À Taizé, depuis que des milliers de jeunes sont arrivés de toute l’Europe (voire du monde) dans les années 70, on apprend à chanter dans toutes les langues. En début d’après-midi, les répétitions permettent d’exercer sa voix et sa prononciation. « Quand il y a une langue dont la prononciation est peu connue, comme le finnois, une personne dont c’est la langue maternelle prononce les paroles et les fait répéter », indique Cyril.

Le latin est aussi une langue vivante à Taizé, par esprit de communion avec la tradition de l’Église catholique latine, tout comme le slavon ou le grec pour les Églises de rite byzantin.

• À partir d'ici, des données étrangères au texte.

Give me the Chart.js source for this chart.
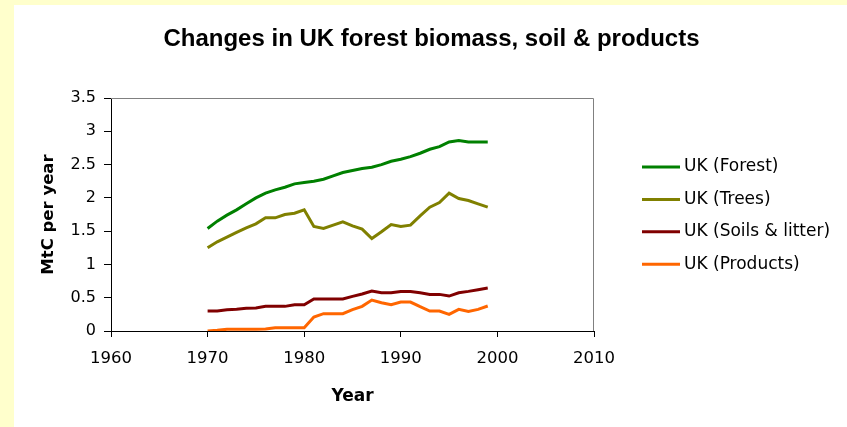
<!DOCTYPE html>
<html>
<head>
<meta charset="utf-8">
<script src="https://cdn.jsdelivr.net/npm/chart.js@4.4.0/dist/chart.umd.min.js"></script>
<style>
  html, body { margin: 0; padding: 0; background: #FFFFCC; }
  #wrap { position: absolute; left: 14px; top: 5px; width: 833px; height: 422px; background: #fff; }
</style>
</head>
<body>
<div id="wrap"><canvas id="chart" width="833" height="422"></canvas></div>
<script>
const chartTitle = "Changes in UK forest biomass, soil & products"
const xTitle = "Year"
const yTitle = "MtC per year"

const years = [1970, 1971, 1972, 1973, 1974, 1975, 1976, 1977, 1978, 1979,
               1980, 1981, 1982, 1983, 1984, 1985, 1986, 1987, 1988, 1989,
               1990, 1991, 1992, 1993, 1994, 1995, 1996, 1997, 1998, 1999]

const forest = [1.54, 1.65, 1.74, 1.82, 1.91, 2.00, 2.07, 2.12, 2.16, 2.21,
                2.23, 2.25, 2.28, 2.33, 2.38, 2.41, 2.44, 2.46, 2.50, 2.55,
                2.58, 2.62, 2.67, 2.73, 2.77, 2.84, 2.86, 2.84, 2.84, 2.84]
const trees = [1.25, 1.34, 1.41, 1.48, 1.55, 1.61, 1.70, 1.70, 1.75, 1.77,
               1.82, 1.57, 1.54, 1.59, 1.64, 1.58, 1.53, 1.39, 1.49, 1.60,
               1.57, 1.59, 1.73, 1.86, 1.93, 2.07, 1.99, 1.96, 1.91, 1.86]
const soils = [0.30, 0.30, 0.32, 0.325, 0.34, 0.345, 0.37, 0.37, 0.37, 0.395,
               0.395, 0.48, 0.48, 0.48, 0.48, 0.52, 0.555, 0.60, 0.575, 0.575,
               0.595, 0.595, 0.575, 0.55, 0.55, 0.525, 0.575, 0.595, 0.62, 0.645]
const products = [0, 0.01, 0.025, 0.025, 0.025, 0.025, 0.03, 0.05, 0.05, 0.05,
                  0.05, 0.21, 0.26, 0.26, 0.26, 0.32, 0.37, 0.465, 0.425, 0.395,
                  0.435, 0.435, 0.365, 0.30, 0.30, 0.25, 0.325, 0.295, 0.325, 0.375]

const seriesNames = ["UK (Forest)", "UK (Trees)", "UK (Soils & litter)", "UK (Products)"]
const seriesColors = ["#008000", "#808000", "#800000", "#FF6600"]
const seriesValues = [forest, trees, soils, products]

const FONT = "'DejaVu Sans', Arial, sans-serif"

// top/right frame of the plot, title and right-hand legend
const decor = {
  id: "decor",
  beforeDatasetsDraw(chart) {
    const { ctx, chartArea: a } = chart
    ctx.save()
    ctx.strokeStyle = "#808080"
    ctx.lineWidth = 1
    ctx.beginPath()
    ctx.moveTo(a.left, a.top + 0.5)
    ctx.lineTo(a.right - 0.5, a.top + 0.5)
    ctx.lineTo(a.right - 0.5, a.bottom)
    ctx.stroke()
    ctx.restore()
  },
  afterDraw(chart) {
    const ctx = chart.ctx
    ctx.save()
    ctx.fillStyle = "#000"
    ctx.textBaseline = "middle"
    ctx.textAlign = "center"
    ctx.font = "bold 24px 'Liberation Sans', Arial, sans-serif"
    ctx.fillText(chartTitle, 417.5, 34)

    ctx.textAlign = "left"
    ctx.font = "17px " + FONT
    chart.data.datasets.forEach((ds, i) => {
      const y = 162 + i * 32.4
      ctx.strokeStyle = ds.borderColor
      ctx.lineWidth = 3
      ctx.beginPath()
      ctx.moveTo(628, y)
      ctx.lineTo(666, y)
      ctx.stroke()
      ctx.fillText(ds.label, 670, y)
    })
    ctx.restore()
  }
}

new Chart(document.getElementById("chart"), {
  type: "line",
  data: {
    datasets: seriesNames.map((name, i) => ({
      label: name,
      data: years.map((yr, j) => ({ x: yr, y: seriesValues[i][j] })),
      borderColor: seriesColors[i],
      backgroundColor: seriesColors[i],
      borderWidth: 3,
      pointRadius: 0,
      tension: 0,
      fill: false
    }))
  },
  options: {
    responsive: false,
    animation: false,
    layout: { padding: { top: 93, right: 253, bottom: 0, left: 0 } },
    plugins: {
      legend: { display: false },
      title: { display: false },
      tooltip: { enabled: false }
    },
    scales: {
      x: {
        type: "linear",
        min: 1960,
        max: 2010,
        afterFit: s => { s.height = 96 },
        ticks: {
          stepSize: 10,
          color: "#000",
          padding: 12,
          font: { family: FONT, size: 16.5 },
          callback: v => String(v)
        },
        grid: { drawOnChartArea: false, drawTicks: true, tickLength: 6, color: "#000" },
        border: { display: true, color: "#000", width: 1 },
        title: {
          display: true,
          text: xTitle,
          color: "#000",
          font: { family: FONT, size: 17, weight: "bold" },
          padding: { top: 0, bottom: 20 }
        }
      },
      y: {
        min: 0,
        max: 3.5,
        afterFit: s => { s.width = 97 },
        ticks: {
          stepSize: 0.5,
          color: "#000",
          padding: 8,
          font: { family: FONT, size: 16 },
          callback: v => String(v)
        },
        grid: { drawOnChartArea: false, drawTicks: true, tickLength: 7, color: "#000" },
        border: { display: true, color: "#000", width: 1 },
        title: {
          display: true,
          text: yTitle,
          color: "#000",
          font: { family: FONT, size: 16.5, weight: "bold" },
          padding: { top: 24.5, bottom: 0 }
        }
      }
    }
  },
  plugins: [decor]
})
</script>
</body>
</html>
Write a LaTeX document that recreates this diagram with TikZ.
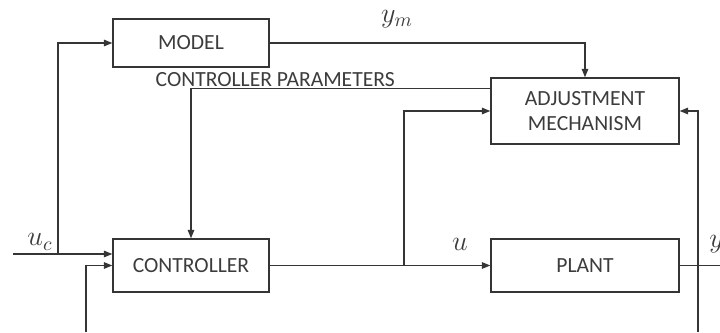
\RequirePackage{fix-cm}
\documentclass[tikz,border=0pt]{standalone}
\usepackage{fontspec}
\setmainfont{Carlito}
\usetikzlibrary{positioning, arrows.meta, calc}
\usepackage{xcolor}
\definecolor{blkline}{HTML}{353535}
\definecolor{blktext}{HTML}{3C3C3C}

\begin{document}
\begin{tikzpicture}[x=0.02cm, y=0.02cm,
    block/.style={draw=blkline, line width=0.75pt, text=blktext, align=center,
                  font=\fontsize{12.3}{14.5}\selectfont, inner sep=0pt},
    sig/.style={draw=blkline, line width=0.75pt, -{Triangle[length=0.17cm, width=0.13cm]}},
    wire/.style={draw=blkline, line width=0.75pt},
    sym/.style={text=blktext, font=\fontsize{16}{19}\selectfont, inner sep=0pt}]
  \useasboundingbox (0,0) rectangle (720,332);

  % blocks
  \node[block, minimum width=3.12cm, minimum height=0.96cm] (model) at (191,289) {MODEL};
  \node[block, minimum width=3.12cm, minimum height=1.06cm] (ctrl) at (191,66.5) {CONTROLLER};
  \node[block, minimum width=3.76cm, minimum height=1.32cm] (adj) at (585,221)
    {ADJUSTMENT\\MECHANISM};
  \node[block, minimum width=3.76cm, minimum height=1.06cm] (plant) at (585,66.5) {PLANT};

  % free ends
  \coordinate (uin) at (13,78);
  \coordinate (usplit) at (58,78);
  \coordinate (fbleft) at (86,0);
  \coordinate (cpar) at ($(adj.north west)+(0,-11)$);
  \coordinate (plantsplit) at (404,66.5);
  \coordinate (yout) at (730,66.5);
  \coordinate (fbright) at (698,0);

  % signals
  \draw[sig] (uin) -- (uin -| ctrl.west);
  \draw[sig] (usplit) |- (model.west);
  \draw[sig] (fbleft) |- (ctrl.west);
  \draw[sig] (model.east) -| (adj.north);
  \draw[sig] (cpar) -| (ctrl.north);
  \draw[sig] (ctrl.east) -- (plant.west);
  \draw[sig] (plantsplit) |- (adj.west);
  \draw[wire] (plant.east) -- (yout);
  \draw[sig] (fbright) |- (adj.east);

  % labels
  \node[block, draw=none, anchor=west] (cparlbl) at (155,252) {CONTROLLER PARAMETERS};
  \node[sym] (uclbl) at (40,90) {$u_c$};
  \node[sym] (ymlbl) at (397,313) {$y_m$};
  \node[sym] (ulbl) at (460,88) {$u$};
  \node[sym, anchor=west] (ylbl) at (709,88) {$y$};
\end{tikzpicture}
\end{document}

Comment comprendre alors qu’autant de jeunes soient attirés par ces chants qui peuvent sembler un peu vieillots ? Pour Frère Robert, le responsable des chants à l’époque des premiers chants commandés à Jacques Berthier, dans un article publié en 1986 (Cahiers protestants), la prière ne gagne pas forcément à s’immerger dans « les cultures passagères ».

« Au contraire, un certain dépaysement, qui fait sortir de l’environnement quotidien, permettra peut-être d’avoir un regard intérieur neuf. » Et ainsi, de mener vers l’Éternel.